Such processors may be, without limitation, general purpose
processors, special-purpose processors, application-specific
processors, or field-programmable gate arrays.
[0109] The flowchart and block diagrams in the figures illustrate
the architecture, functionality, and operation of possible
implementations of systems, methods, and computer program products
according to various embodiments of the present disclosure. In this
regard, each block in the flowchart or block diagrams may represent
a module, segment, or portion of code, which comprises one or more
executable instructions for implementing the specified logical
function(s). It should also be noted that, in some alternative
implementations, the functions noted in the block may occur out of
the order noted in the figures. For example, two blocks shown in
succession may, in fact, be executed substantially concurrently, or
the blocks may sometimes be executed in the reverse order,
depending upon the functionality involved.
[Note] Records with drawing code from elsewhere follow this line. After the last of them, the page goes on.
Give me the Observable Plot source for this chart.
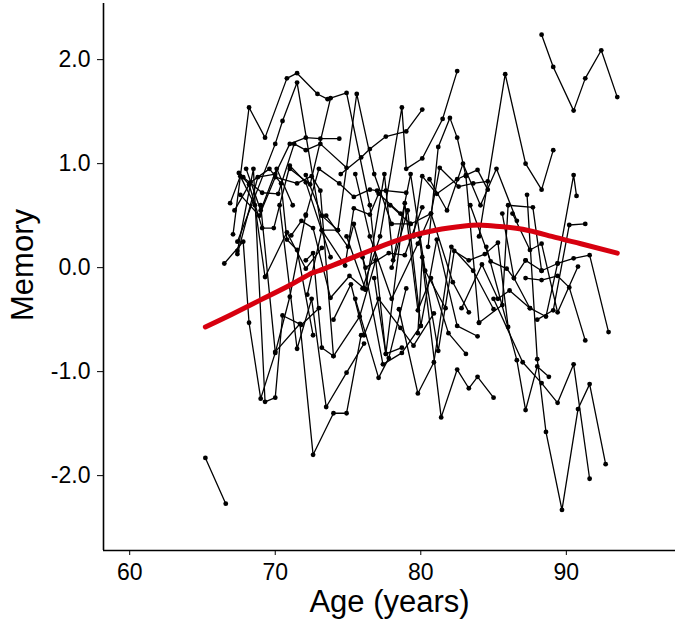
<!DOCTYPE html>
<html><head><meta charset="utf-8">
<script src="https://cdn.jsdelivr.net/npm/d3@7"></script>
<script src="https://cdn.jsdelivr.net/npm/@observablehq/plot@0.6"></script>
<style>body{margin:0;background:#fff;}</style>
</head><body><div id="chart"></div>
<script>
const subjectAges = [
 [65.2,66.6],
 [88.3,89.1,90.5,91.3,92.4,93.5],
 [67.1,68.2,69.3,70.8,71.5,72.9,73.6],
 [67.4,70.0,70.5,71.5,73.2,74.3],
 [67.4,68.8,70.0,71.0,72.1,73.1,74.4],
 [67.8,69.1,70.2,71.3,72.1,73.1,74.9],
 [67.5,68.2,69.1,69.9,71.0,72.1,73.8],
 [66.9,67.6,68.6,69.3,70.8,72.1,73.2],
 [67.2,68.3,69.6,70.4,70.8,71.5,72.6],
 [67.6,68.9,70.0,71.5,72.5,73.1,74.0],
 [66.5,67.8,68.2,69.0,70.0,71.0,72.1],
 [67.4,68.5,69.3,70.0,70.5,71.8,73.0],
 [69.0,70.0,71.7,72.6,74.0,74.9,75.9],
 [70.3,71.5,72.5,73.5,74.9,76.1],
 [71.1,71.8,72.6,73.8,75.1,76.2],
 [72.1,72.6,73.2,74.0,75.8,76.9],
 [71.0,72.4,73.8,74.9,76.5,77.6,78.7],
 [72.1,73.2,74.3,75.6,76.8,78.0,79.3],
 [72.1,73.0,74.4,75.4,76.5,77.0,77.6,79.0],
 [72.2,73.2,74.8,75.4,76.5,77.1,78.6],
 [73.5,75.0,75.4,76.2,77.8,78.9,80.1],
 [74.0,75.2,76.1,77.1,78.6,79.5,80.9],
 [74.5,75.9,76.5,77.6,79.0,80.1],
 [76.0,77.2,78.7,79.0,80.1,81.5,82.5],
 [74.9,76.2,77.5,78.1,79.3,80.3,81.7],
 [75.5,76.5,78.0,79.8,80.7,82.2,83.3],
 [76.8,77.6,78.9,79.8,80.7,81.9,83.1],
 [78.0,79.1,80.0,81.1,82.5,83.9],
 [77.9,79.3,80.7,81.3,82.6,83.6,84.6],
 [79.8,80.1,81.2,82.3,83.3,84.4,85.3,86.0],
 [79.5,80.1,81.1,82.5,83.1,83.9,84.6],
 [78.5,79.8,80.9,82.1,83.6,85.0],
 [79.9,81.4,82.5,83.3,83.9,85.0],
 [80.5,81.2,82.0,82.5,83.1,84.0],
 [84.0,85.8,87.2,88.3,89.1],
 [84.5,86.6,87.2,88.0,88.8],
 [85.0,87.0,88.3,89.4,90.5,91.6],
 [87.3,88.0,88.6,89.7,90.8,91.6,92.7],
 [87.2,88.3,89.4,90.5,91.6,92.9],
 [87.2,88.3,89.4,90.2,91.3],
 [86.3,87.5,88.3,89.4,90.8],
 [85.6,86.4,87.5,88.6,89.4,90.5,90.7],
 [88.0,89.1,90.2,91.3],
 [82.8,84.2,85.3,86.1,87.5],
 [83.4,84.8,85.9,86.4,87.2],
 [84.0,85.6,86.0,87.7,88.3],
 [75.5,77.1,77.8,79.0],
 [76.0,77.4,78.7,80.0],
 [80.6,81.8,82.9,84.1,85.2,86.6],
 [68.0,69.0,70.1,71.2]
];
const subjectMemory = [
 [-1.83,-2.27],
 [2.24,1.93,1.51,1.82,2.09,1.64],
 [0.32,1.54,1.25,1.82,1.87,1.67,1.62],
 [0.25,1.19,1.41,1.78,0.36,0.36],
 [0.13,0.87,0.90,1.19,1.25,1.24,1.24],
 [0.87,0.72,0.71,1.19,1.13,1.19,0.96],
 [0.91,0.80,0.38,0.38,0.98,0.82,0.10],
 [0.62,0.88,0.60,-0.09,0.34,-0.01,0.19],
 [0.55,0.82,0.95,0.81,0.27,0.17,-0.65],
 [0.70,0.50,0.87,0.81,0.88,0.74,-0.85],
 [0.04,0.25,-0.53,-1.26,-0.82,-0.28,0.51],
 [0.16,0.95,-1.29,-1.25,-0.46,-0.55,-0.39],
 [0.60,-0.81,-0.54,-1.80,-1.40,-1.40,-0.65],
 [0.60,-0.78,-0.30,-1.34,-1.01,-0.73],
 [0.31,0.45,0.38,-0.29,-0.08,-0.21],
 [0.07,0.14,-0.77,-0.85,-0.47,0.07],
 [0.95,0.80,1.63,1.68,0.60,-0.83,-0.77],
 [0.89,0.50,0.36,1.67,0.90,0.42,0.42],
 [0.50,0.95,0.81,0.68,0.75,0.74,0.74,0.72],
 [-0.26,0.36,0.02,0.57,0.51,0.71,0.52],
 [0.50,0.20,0.42,0.00,0.14,0.12,0.58],
 [-0.50,-0.16,-0.65,-0.30,-0.58,-0.75,-0.44],
 [0.90,1.06,1.14,1.26,1.31,1.52],
 [-0.20,0.30,1.54,0.95,1.05,1.43,1.89],
 [0.30,-0.21,0.90,0.07,0.90,-0.03,-0.39],
 [0.90,0.30,-0.30,0.23,0.52,-0.14,-0.43],
 [-0.10,-0.83,0.62,-0.41,-0.10,-0.63,-0.83],
 [0.00,0.55,-0.56,0.27,-0.56,-0.66],
 [0.60,0.42,0.52,0.96,0.78,0.81,0.83],
 [-0.63,0.10,-0.80,0.16,0.07,0.13,0.24,-0.57],
 [0.30,0.88,0.71,0.85,0.89,0.94,0.75],
 [-0.40,-1.21,-0.91,0.20,-0.03,-0.40],
 [0.30,-1.44,-0.98,-1.16,-1.05,-1.25],
 [0.20,1.16,1.44,1.25,0.88,-0.53],
 [0.30,1.86,1.00,0.75,1.13],
 [0.20,-0.89,-1.37,-0.95,-1.05],
 [-0.30,-0.91,-1.11,-1.30,-0.93,-2.03],
 [0.70,-0.88,-1.58,-2.33,-1.36,-1.12,-1.89],
 [0.07,-0.03,0.04,0.09,0.12,-0.62],
 [-0.10,-0.12,-0.08,-0.19,-0.70],
 [0.52,0.17,0.23,-0.43,0.01],
 [0.52,-0.10,-0.39,-0.47,0.04,0.89,0.69],
 [-0.50,-0.41,0.41,0.42],
 [-0.39,0.03,-0.30,-0.22,-0.39],
 [0.60,0.06,-0.01,-0.10,0.07],
 [-0.53,-0.36,0.60,0.58,-0.03],
 [-0.30,-1.06,-0.87,-0.20],
 [0.10,-0.93,-0.82,-0.56],
 [0.85,0.55,1.00,0.60,0.95,0.45],
 [0.95,0.55,0.95,0.60]
];
const trendAge = [65.2,67,69,71,72.4,73,75,77,79,81,83,84,85,87,89,91,93.5];
const trendMemory = [-0.57,-0.45,-0.31,-0.17,-0.06,-0.03,0.08,0.19,0.29,0.36,0.40,0.41,0.40,0.37,0.30,0.23,0.14];
const xTicks = [60,70,80,90];
const yTicks = [-2,-1,0,1,2];
const xLabel = "Age (years)";
const yLabel = "Memory";

const obs = subjectAges.flatMap((ages,i)=>ages.map((a,j)=>({id:i, age:a, memory:subjectMemory[i][j]})));
const trend = trendAge.map((a,i)=>({age:a, memory:trendMemory[i]}));
const xDomain = [58.2,97.5], yDomain = [-2.72,2.54];

const chart = Plot.plot({
  width:677, height:634,
  marginLeft:103, marginRight:2, marginTop:3, marginBottom:84,
  style:{fontFamily:"'Liberation Sans', Arial, sans-serif", fontSize:"23px", background:"white", color:"black"},
  x:{domain:xDomain},
  y:{domain:yDomain},
  marks:[
    Plot.line(obs,{x:"age",y:"memory",z:"id",stroke:"black",strokeWidth:1.3}),
    Plot.dot(obs,{x:"age",y:"memory",r:2.4,fill:"black",stroke:"none"}),
    Plot.line(trend,{x:"age",y:"memory",stroke:"#d7000f",strokeWidth:5,curve:"natural"}),
    Plot.axisX({ticks:xTicks, tickFormat:d=>String(d), fontSize:23, tickSize:5, tickPadding:8, label:null}),
    Plot.axisY({ticks:yTicks, tickFormat:d=>d.toFixed(1), fontSize:23, tickSize:6, tickPadding:7, label:null}),
    Plot.ruleX([xDomain[0]],{strokeWidth:1.6}),
    Plot.ruleY([yDomain[0]],{strokeWidth:1.6}),
    Plot.text([xLabel],{frameAnchor:"bottom", dy:61, fontSize:31}),
    Plot.text([yLabel],{frameAnchor:"left", textAnchor:"middle", dx:-80, dy:-12, rotate:-90, fontSize:31})
  ]
});
document.getElementById("chart").appendChild(chart);
</script>
</body></html>
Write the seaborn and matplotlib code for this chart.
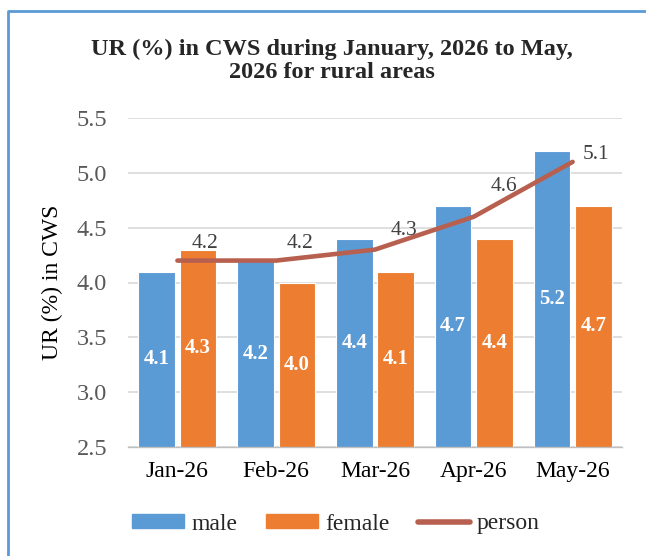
import matplotlib
matplotlib.use('Agg')
import matplotlib.pyplot as plt
from matplotlib.lines import Line2D
from matplotlib.patches import Patch
import seaborn as sns
import pandas as pd
import numpy as np

sns.set_theme(style='white')
plt.rcParams['font.family'] = ['Liberation Serif', 'DejaVu Serif']

months = ['Jan-26', 'Feb-26', 'Mar-26', 'Apr-26', 'May-26']
male = [4.1, 4.2, 4.4, 4.7, 5.2]
female = [4.3, 4.0, 4.1, 4.4, 4.7]
person = [4.2, 4.2, 4.3, 4.6, 5.1]

c_male = '#5B9BD5'
c_female = '#ED7D31'
c_person = '#B8604F'

df = pd.DataFrame({'month': months, 'person': person})
df['pos'] = np.arange(len(months))

fig = plt.figure(figsize=(6.46, 5.56), dpi=100)
ax = fig.add_axes([128 / 646, 1 - 447 / 556, (622 - 128) / 646, (447 - 118) / 556])

# bars
x = np.arange(len(months))
w = 0.37
off = 0.21
b1 = ax.bar(x - off, male, width=w, color=c_male, edgecolor='white', linewidth=0.8, zorder=2)
b2 = ax.bar(x + off, female, width=w, color=c_female, edgecolor='white', linewidth=0.8, zorder=2)

for bars in (b1, b2):
    for r in bars:
        h = r.get_height()
        ax.text(r.get_x() + r.get_width() / 2, (2.5 + h) / 2, f'{h:.1f}',
                ha='center', va='center', color='white', fontsize=15, fontweight='bold', zorder=4)

# person line
sns.lineplot(data=df, x='pos', y='person', ax=ax, color=c_person, linewidth=3.3,
             zorder=3, legend=False)
lab_off = [(20, 12), (17, 12), (21, 14), (22, 22), (17, 5)]
for i, v in enumerate(person):
    ax.annotate(f'{v:.1f}', (x[i], v), xytext=lab_off[i], textcoords='offset points',
                ha='center', va='center', color='#404040', fontsize=15.5, zorder=5)

ax.set_ylim(2.5, 5.5)
ax.set_xlim(-0.5, len(months) - 0.5)
ax.set_yticks([2.5, 3.0, 3.5, 4.0, 4.5, 5.0, 5.5])
ax.set_yticklabels([f'{t:.1f}' for t in ax.get_yticks()])
ax.yaxis.grid(True, color='#D9D9D9', linewidth=1.2, zorder=0)
ax.set_axisbelow(True)
ax.set_xticks(x)
ax.set_xticklabels(months)
ax.set_xticks(np.arange(len(months) + 1) - 0.5, minor=True)
ax.tick_params(axis='x', which='major', length=0, pad=10, labelsize=17, labelcolor='black')
ax.tick_params(axis='x', which='minor', length=6, width=1, color='#BFBFBF', direction='out')
ax.tick_params(axis='y', length=0, pad=15, labelsize=17.5, labelcolor='#595959')
ax.set_xlabel('')
ax.set_ylabel('UR (%) in CWS', fontsize=17, color='black', labelpad=10)
for s in ('top', 'right', 'left'):
    ax.spines[s].set_visible(False)
ax.spines['bottom'].set_color('#BFBFBF')
ax.spines['bottom'].set_linewidth(1)

fig.text(332 / 646, 1 - 61 / 556, 'UR (%) in CWS during January, 2026 to May,\n2026 for rural areas',
         ha='center', va='center', fontsize=17.5, fontweight='bold', linespacing=1.15)

handles = [Patch(color=c_male), Patch(color=c_female),
           Line2D([0], [0], color=c_person, linewidth=4, solid_capstyle='round')]
fig.legend(handles, ['male', 'female', 'person'], loc='center', ncol=3,
           bbox_to_anchor=(336 / 646, 1 - 524 / 556), frameon=False, fontsize=17,
           handlelength=2.2, handleheight=0.5, handletextpad=0.3, columnspacing=1.2)

# outer frame (only left and top visible)
fig.add_artist(Line2D([8 / 646, 8 / 646, 1.0], [0.0, 1 - 11 / 556, 1 - 11 / 556],
                      transform=fig.transFigure, color=c_male, linewidth=2))

fig.savefig('out.png', dpi=100)
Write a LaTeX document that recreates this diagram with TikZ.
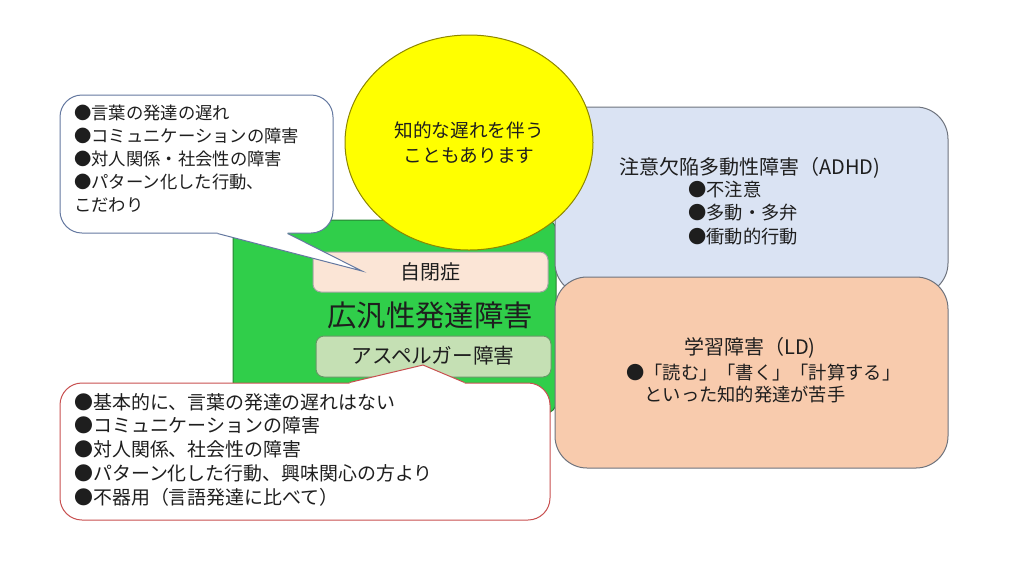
\documentclass[tikz,border=0pt]{standalone}
\usepackage{fontspec}
\setmainfont{Noto Sans CJK JP}
\usepackage{xcolor}
\usetikzlibrary{shapes.geometric, calc}
\definecolor{pddgreen}{RGB}{48,206,74}
\definecolor{pddedge}{RGB}{40,130,50}
\definecolor{adhdblue}{RGB}{218,227,243}
\definecolor{ldorange}{RGB}{248,203,173}
\definecolor{autpink}{RGB}{251,229,214}
\definecolor{aspgreen}{RGB}{197,224,180}
\definecolor{boxedge}{RGB}{110,115,125}
\definecolor{calloutblue}{RGB}{100,120,160}
\definecolor{calloutred}{RGB}{200,80,80}
\definecolor{txt}{RGB}{30,30,30}
\definecolor{iqyellow}{RGB}{255,255,0}
\tikzstyle{bigbox} = [draw=boxedge, line width=0.75pt, rounded corners=24pt, inner sep=0pt]
\tikzstyle{smallbox} = [line width=0.75pt, rounded corners=6pt, inner sep=0pt]
\tikzstyle{callout} = [fill=white, line width=0.75pt, rounded corners=16.5pt, inner sep=0pt]
\tikzstyle{label} = [text=txt, inner sep=0pt]

\begin{document}
\begin{tikzpicture}[x=0.75pt, y=-0.75pt]
    \useasboundingbox (0,0) rectangle (1024,576);

    % main boxes
    \node (pdd) [draw=pddedge, fill=pddgreen, line width=0.75pt, rounded corners=7.5pt, inner sep=0pt,
        minimum width=242.25pt, minimum height=144.75pt] at (394.5,316.5) {};
    \node (adhd) [bigbox, fill=adhdblue, minimum width=294.75pt, minimum height=141pt] at (751.5,201) {};
    \node (ld) [bigbox, fill=ldorange, minimum width=294.75pt, minimum height=143.25pt] at (751.5,372.5) {};
    \node (iq) [ellipse, draw=olive, fill=iqyellow, line width=0.75pt, inner sep=0pt,
        minimum width=186pt, minimum height=161.25pt] at (469,142.5) {};
    \node (aut) [smallbox, draw=gray!70, fill=autpink, minimum width=176.25pt, minimum height=30pt] at (430.5,272) {};
    \node (asp) [smallbox, draw=gray!80!green, fill=aspgreen, minimum width=176.25pt, minimum height=30.75pt] at (433.5,356.5) {};

    % texts
    \node (iqt) [label, align=center, font=\fontsize{14}{18.75}\selectfont] at (iq) {知的な遅れを伴う\\こともあります};
    \node (adhdt) [label, font=\fontsize{15}{17.6}\selectfont] at (750,168) {注意欠陥多動性障害（ADHD)};
    \node (adhdb) [label, anchor=west, align=left, font=\fontsize{13.7}{17.6}\selectfont] at (688,213)
        {●不注意\\●多動・多弁\\●衝動的行動};
    \node (ldt) [label, font=\fontsize{15}{17.6}\selectfont] at (750,348) {学習障害（LD)};
    \node (ldb) [label, anchor=west, align=left, font=\fontsize{13.7}{16.5}\selectfont] at (626,384)
        {●「読む」「書く」「計算する」\\\hspace*{1em}といった知的発達が苦手};
    \node (autt) [label, font=\fontsize{15}{18}\selectfont] at (aut) {自閉症};
    \node (pddt) [label, font=\fontsize{22}{26}\selectfont] at (430,315) {広汎性発達障害};
    \node (aspt) [label, font=\fontsize{15.5}{18}\selectfont] at (433,356) {アスペルガー障害};

    % callout for autism
    \node (cl1) [callout, draw=calloutblue, minimum width=204.75pt, minimum height=103.5pt] at (196.5,164) {};
    \coordinate (tip1) at (362,271);
    \fill [white] ($(cl1.south west)+(158,-4)$) -- ($(cl1.south west)+(158,0)$) -- (tip1)
        -- ($(cl1.south west)+(228,0)$) -- ($(cl1.south west)+(228,-4)$) -- cycle;
    \draw [calloutblue, line width=0.75pt] ($(cl1.south west)+(158,0)$) -- (tip1) -- ($(cl1.south west)+(228,0)$);
    \node (cl1t) [label, anchor=west, align=left, font=\fontsize{13}{17.25}\selectfont] at (74,159)
        {●言葉の発達の遅れ\\●コミュニケーションの障害\\●対人関係・社会性の障害\\●パターン化した行動、\\こだわり};

    % callout for asperger
    \node (cl2) [callout, draw=calloutred, minimum width=367.5pt, minimum height=102.75pt] at (305,451.5) {};
    \coordinate (tip2) at (423,365);
    \fill [white] ($(cl2.north west)+(290,4)$) -- ($(cl2.north west)+(290,0)$) -- (tip2)
        -- ($(cl2.north west)+(405,0)$) -- ($(cl2.north west)+(405,4)$) -- cycle;
    \draw [calloutred, line width=0.75pt] ($(cl2.north west)+(290,0)$) -- (tip2) -- ($(cl2.north west)+(405,0)$);
    \node (cl2t) [label, anchor=west, align=left, font=\fontsize{14.2}{17.8}\selectfont] at (74,449.5)
        {●基本的に、言葉の発達の遅れはない\\●コミュニケーションの障害\\●対人関係、社会性の障害\\●パターン化した行動、興味関心の方より\\●不器用（言語発達に比べて）};
\end{tikzpicture}
\end{document}
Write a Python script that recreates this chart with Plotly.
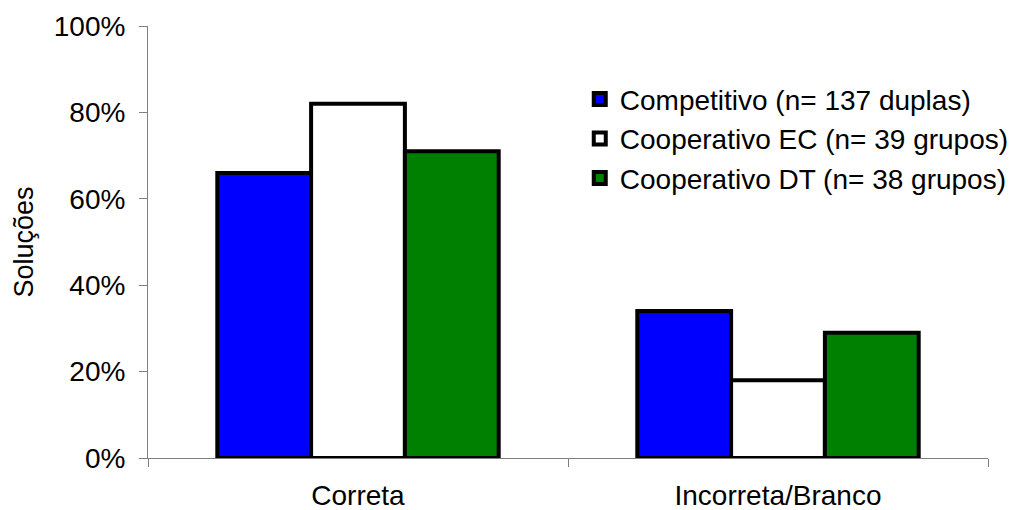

It will also be noted
that each block of the block diagrams and/or flowchart
illustration, and combinations of blocks in the block diagrams
and/or flowchart illustration, can be implemented by special
purpose hardware-based systems that perform the specified functions
or acts, or combinations of special purpose hardware and computer
instructions.
[0110] While the preceding is directed to embodiments of the
present disclosure, other and further embodiments of the disclosure
may be devised without departing from the basic scope thereof, and
the scope thereof is determined by the claims that follow.
* * * * *